↓

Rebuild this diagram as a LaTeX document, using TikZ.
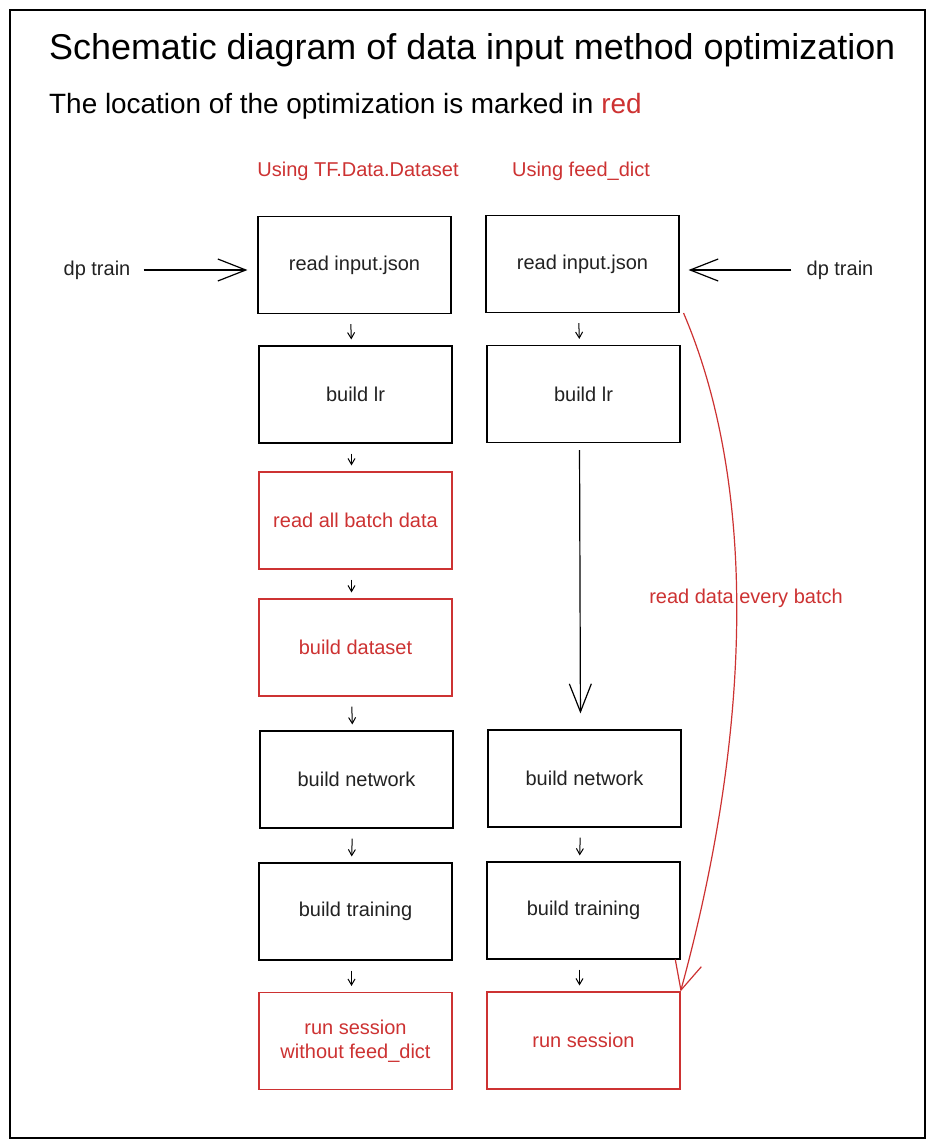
\documentclass[tikz,border=0pt]{standalone}
\usepackage{fontspec}
\setmainfont{Liberation Sans}
\usetikzlibrary{arrows.meta,calc,bending}
\definecolor{myred}{RGB}{205,50,50}
\definecolor{mytext}{RGB}{34,34,34}
\tikzset{
  box/.style={draw=black, line width=1.1pt, minimum width=193pt, minimum height=97pt, inner sep=0pt,
    text=mytext, font=\fontsize{20}{24}\selectfont, align=center},
  redbox/.style={box, draw=myred, text=myred},
  lbl/.style={inner sep=0pt, font=\fontsize{20}{24}\selectfont},
  smallarrow/.style={draw=black, line width=1pt, -{Straight Barb[length=6pt,width=7pt]}},
  bigarrow/.style={draw=black, line width=1.2pt, -{Straight Barb[length=28pt,width=22pt]}},
}
\begin{document}
\begin{tikzpicture}[x=1pt,y=-1pt]
\fill[white] (0,0) rectangle (935,1148);
\useasboundingbox (0,0) rectangle (935,1148);
\draw[line width=1.2pt] (10,10) rectangle (925,1138);

\node[anchor=west, inner sep=0pt, font=\fontsize{35.9}{40}\selectfont] (title) at (49,50) {Schematic diagram of data input method optimization};
\node[anchor=west, inner sep=0pt, font=\fontsize{27.9}{32}\selectfont] (sub) at (49,106) {The location of the optimization is marked in \textcolor{myred}{red}};

\node[lbl, text=myred] (hL) at (358,171) {Using TF.Data.Dataset};
\node[lbl, text=myred] (hR) at (581,171) {Using feed\_dict};

% left column
\node[box] (L1) at (354.5,265) {read input.json};
\node[box] (L2) at (355.5,394.5) {build lr};
\node[redbox] (L3) at (355.5,520.5) {read all batch data};
\node[redbox] (L4) at (355.5,647.5) {build dataset};
\node[box] (L5) at (356.5,779.5) {build network};
\node[box] (L6) at (355.5,911.5) {build training};
\node[redbox] (L7) at (355.5,1041) {run session\\without feed\_dict};

% right column
\node[box] (R1) at (582.5,264) {read input.json};
\node[box] (R2) at (583.5,394) {build lr};
\node[box] (R5) at (584.5,778.5) {build network};
\node[box] (R6) at (583.5,910.5) {build training};
\node[redbox] (R7) at (583.5,1040.5) {run session};

% small arrows
\foreach \a/\b in {L1/L2, L2/L3, L3/L4, L4/L5, L5/L6, L6/L7}{
  \draw[smallarrow, shorten <=10pt, shorten >=6pt] ([xshift=-4pt]\a.south) -- ([xshift=-4pt]\b.north);
}
\foreach \a/\b in {R1/R2, R5/R6, R6/R7}{
  \draw[smallarrow, shorten <=10pt, shorten >=6pt] ([xshift=-4pt]\a.south) -- ([xshift=-4pt]\b.north);
}
\draw[bigarrow, shorten <=7pt, shorten >=16pt] ([xshift=-4pt]R2.south) -- ([xshift=-4pt]R5.north);

% dp train
\node[lbl, text=mytext] (dpL) at (97,270) {dp train};
\node[lbl, text=mytext] (dpR) at (840,270) {dp train};
\draw[bigarrow, shorten <=13pt, shorten >=10pt] (dpL.east) -- (dpL.east -| L1.west);
\draw[bigarrow, shorten <=15pt, shorten >=9pt] (dpR.west) -- (dpR.west -| R1.east);

% red curve
\node[lbl, text=myred] (rd) at (746,598) {read data every batch};
\draw[draw=myred, line width=1.2pt, -{Straight Barb[length=28pt,width=27pt,flex]}]
  ([xshift=4pt]R1.south east) .. controls (755,480) and (755,720) .. (R7.north east);
\end{tikzpicture}
\end{document}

↑

Please set down each line of the data above exactly as written, without the pictures.

▶ **EXERCISE SOLUTION**
Rebuild this diagram as a LaTeX document, using TikZ.
\documentclass[tikz,border=0pt]{standalone}
\usepackage{fontspec}
\setmainfont{Liberation Sans}
\usetikzlibrary{arrows.meta,calc,bending}
\definecolor{myred}{RGB}{205,50,50}
\definecolor{mytext}{RGB}{34,34,34}
\tikzset{
  box/.style={draw=black, line width=1.1pt, minimum width=193pt, minimum height=97pt, inner sep=0pt,
    text=mytext, font=\fontsize{20}{24}\selectfont, align=center},
  redbox/.style={box, draw=myred, text=myred},
  lbl/.style={inner sep=0pt, font=\fontsize{20}{24}\selectfont},
  smallarrow/.style={draw=black, line width=1pt, -{Straight Barb[length=6pt,width=7pt]}},
  bigarrow/.style={draw=black, line width=1.2pt, -{Straight Barb[length=28pt,width=22pt]}},
}
\begin{document}
\begin{tikzpicture}[x=1pt,y=-1pt]
\fill[white] (0,0) rectangle (935,1148);
\useasboundingbox (0,0) rectangle (935,1148);
\draw[line width=1.2pt] (10,10) rectangle (925,1138);

\node[anchor=west, inner sep=0pt, font=\fontsize{35.9}{40}\selectfont] (title) at (49,50) {Schematic diagram of data input method optimization};
\node[anchor=west, inner sep=0pt, font=\fontsize{27.9}{32}\selectfont] (sub) at (49,106) {The location of the optimization is marked in \textcolor{myred}{red}};

\node[lbl, text=myred] (hL) at (358,171) {Using TF.Data.Dataset};
\node[lbl, text=myred] (hR) at (581,171) {Using feed\_dict};

% left column
\node[box] (L1) at (354.5,265) {read input.json};
\node[box] (L2) at (355.5,394.5) {build lr};
\node[redbox] (L3) at (355.5,520.5) {read all batch data};
\node[redbox] (L4) at (355.5,647.5) {build dataset};
\node[box] (L5) at (356.5,779.5) {build network};
\node[box] (L6) at (355.5,911.5) {build training};
\node[redbox] (L7) at (355.5,1041) {run session\\without feed\_dict};

% right column
\node[box] (R1) at (582.5,264) {read input.json};
\node[box] (R2) at (583.5,394) {build lr};
\node[box] (R5) at (584.5,778.5) {build network};
\node[box] (R6) at (583.5,910.5) {build training};
\node[redbox] (R7) at (583.5,1040.5) {run session};

% small arrows
\foreach \a/\b in {L1/L2, L2/L3, L3/L4, L4/L5, L5/L6, L6/L7}{
  \draw[smallarrow, shorten <=10pt, shorten >=6pt] ([xshift=-4pt]\a.south) -- ([xshift=-4pt]\b.north);
}
\foreach \a/\b in {R1/R2, R5/R6, R6/R7}{
  \draw[smallarrow, shorten <=10pt, shorten >=6pt] ([xshift=-4pt]\a.south) -- ([xshift=-4pt]\b.north);
}
\draw[bigarrow, shorten <=7pt, shorten >=16pt] ([xshift=-4pt]R2.south) -- ([xshift=-4pt]R5.north);

% dp train
\node[lbl, text=mytext] (dpL) at (97,270) {dp train};
\node[lbl, text=mytext] (dpR) at (840,270) {dp train};
\draw[bigarrow, shorten <=13pt, shorten >=10pt] (dpL.east) -- (dpL.east -| L1.west);
\draw[bigarrow, shorten <=15pt, shorten >=9pt] (dpR.west) -- (dpR.west -| R1.east);

% red curve
\node[lbl, text=myred] (rd) at (746,598) {read data every batch};
\draw[draw=myred, line width=1.2pt, -{Straight Barb[length=28pt,width=27pt,flex]}]
  ([xshift=4pt]R1.south east) .. controls (755,480) and (755,720) .. (R7.north east);
\end{tikzpicture}
\end{document}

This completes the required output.